Stocks opened significantly lower this morning before rallying fiercely through noon. The Dow, S&P, and Nasdaq Composite all gained on hopes that the regional banking crisis would halt Fed rate hikes. Most stocks were up on the day despite plunging bank shares. Yields, meanwhile, collapsed. The 2-year Treasury yield fell the most since Lehman Brothers imploded in 2008.
Precious metals stackers were happy to see gold finally rally following a multi-week selloff. Bitcoin surged, too.
It’s clear that the market believes the Fed is done raising rates because of the threat to US banks. That should pump up risk assets, especially those that investors view as inflation hedges. Goldman Sachs released a note last night giving many traders the sign to start buying the dip amid significant economic uncertainty.

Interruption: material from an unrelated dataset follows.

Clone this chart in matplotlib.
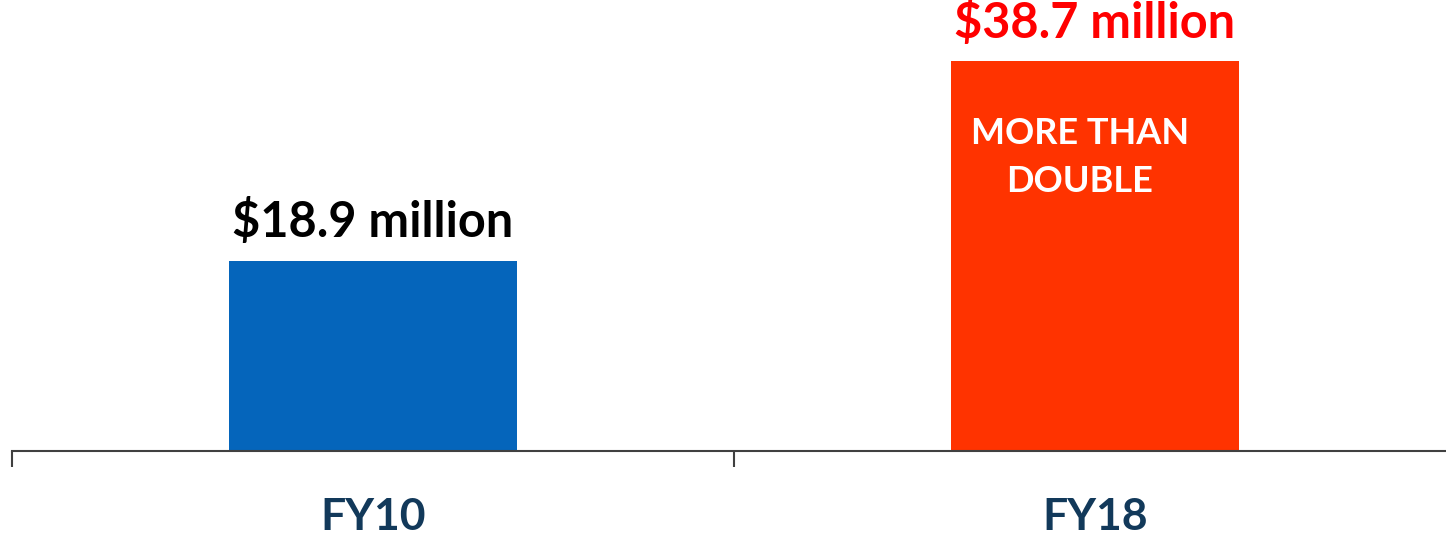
import matplotlib.pyplot as plt

categories = ['FY10', 'FY18']
values = [18.9, 38.7]
value_labels = ['$18.9 million', '$38.7 million']
bar_colors = ['#0565BB', '#FF3300']
label_colors = ['#000000', '#FF0000']
note = 'MORE THAN\nDOUBLE'

plt.rcParams['font.family'] = ['Lato', 'DejaVu Sans']
plt.rcParams['font.weight'] = 'bold'

fig = plt.figure(figsize=(14.46, 5.39), dpi=100)
ax = fig.add_axes([12 / 1446, 88 / 539, 1444 / 1446, 451 / 539])

x = list(range(len(categories)))
ax.bar(x, values, width=0.4, color=bar_colors)
ax.set_xlim(-0.5, 1.5)
ax.set_ylim(0, 44.8)

for xi, v, lab, c in zip(x, values, value_labels, label_colors):
    ax.annotate(lab, (xi, v), xytext=(0, 17), textcoords='offset points',
                ha='center', va='baseline', fontsize=35, fontweight='bold',
                color=c, clip_on=False)

ax.annotate(note, (1, values[1]), xytext=(-11, -40), textcoords='offset points',
            ha='center', va='top', fontsize=26, fontweight='bold',
            color='white', linespacing=1.55)

# axis: only bottom spine, boundary ticks, centered labels
for s in ['top', 'right', 'left']:
    ax.spines[s].set_visible(False)
ax.spines['bottom'].set_color('#404040')
ax.spines['bottom'].set_linewidth(1.5)
ax.set_yticks([])
ax.set_xticks(x)
ax.set_xticklabels(categories, fontsize=32, fontweight='bold', color='#12395A')
ax.tick_params(axis='x', which='major', length=0, pad=33)
ax.set_xticks([-0.5, 0.5, 1.5], minor=True)
ax.tick_params(axis='x', which='minor', length=11.5, width=1.5, color='#404040')

fig.savefig('out.png', dpi=100)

“The Treasury, Federal Reserve, and Federal Deposit Insurance Corporation (FDIC) made two major policy announcements intended to stabilize the banking system in response to recent bank failures and the risk of continued deposit outflows,” wrote Goldman Sachs’ chief economist Jan Hatzius, who was one of Wall Street’s biggest hawks prior to the Silicon Valley Bank meltdown on Friday.
“We expect these measures to provide substantial liquidity to banks facing deposit outflows and to improve confidence among depositors. In light of recent stress in the banking system, we no longer expect the FOMC to deliver a rate hike at its March 22 meeting with considerable uncertainty about the path beyond March.”
Odeon Capital Group strategist and banking expert Dick Bove highlighted why rate hikes are probably finished and the next round of quantitative easing (QE) could soon begin.
“There are many banks in the United States that have hundreds of billions of dollars in deposits, which are not backed by deposit insurance because those deposits exceed $250,000,” Bove said.
“The government, panicking now, has decided in the case of [Silicon Valley Bank], that it will back the deposits of that particular bank whether they’re insured or not. And, apparently, they’re saying the same thing for Signature Bank.”
“But if you total up the amount of money that is uninsured in the banking system in the United States, it is vastly greater than the insurance available through the FDIC. If people have lost faith that their money is protected in these banks, and they start pulling it out because their money manager is telling them that they’re at risk, then these banks are going to have to deal with huge outflows. And they can’t sell Treasurys to become liquid to meet these huge outflows! Therefore, the question becomes: where does the money come from to meet these huge outflows? Well, the Federal Reserve has to print it.”
In Bove’s interview on CNBC Asia yesterday, he added that the Federal Reserve finds itself in a similar situation as Silicon Valley Bank; it too is sitting on a huge pile of unrealized losses, to the tune of $1.1 trillion. Unlike Silicon Valley Bank, though, the Fed can simply print itself out of trouble to pay for those losses.
Big banks are also receiving a major windfall as a result of the small bank meltdown as a new borrowing program emerged for banks over the weekend. Any bank can now borrow money from the Fed to offset its unrealized Treasury losses so long as the bank pays back the Fed with the par value of those bonds at a later date.
Collectively, the “Big 4” banks (JP Morgan, Wells Fargo, Bank of America, and Citigroup) are sitting on $210 billion in unrealized Treasury losses, meaning that they’re about to get a nice payday. Small banks will get this, too, but the Big 4 will take the majority of it.
So, regardless of how you slice it – either via bank “borrowing” programs (ie, free money) or the Fed printing cash to cover its losses in the event of a bigger bank run – the US economy is getting QE again due to a credit event, just like it did in 2008 when the giant QE cycle began.
Stocks obviously love that, but it’s also a massive blow in the fight against inflation. That’s why precious metals soared this morning.
The Consumer Price Index (CPI) comes out tomorrow. If traders see a soft print, you can kiss the bear market goodbye. A hot inflation reading, on the other hand, could result in an enormous selloff as the market loses complete faith in the Fed’s ability to “right the ship,” so to speak, independent of whether bank runs start to sweep the nation in the coming days.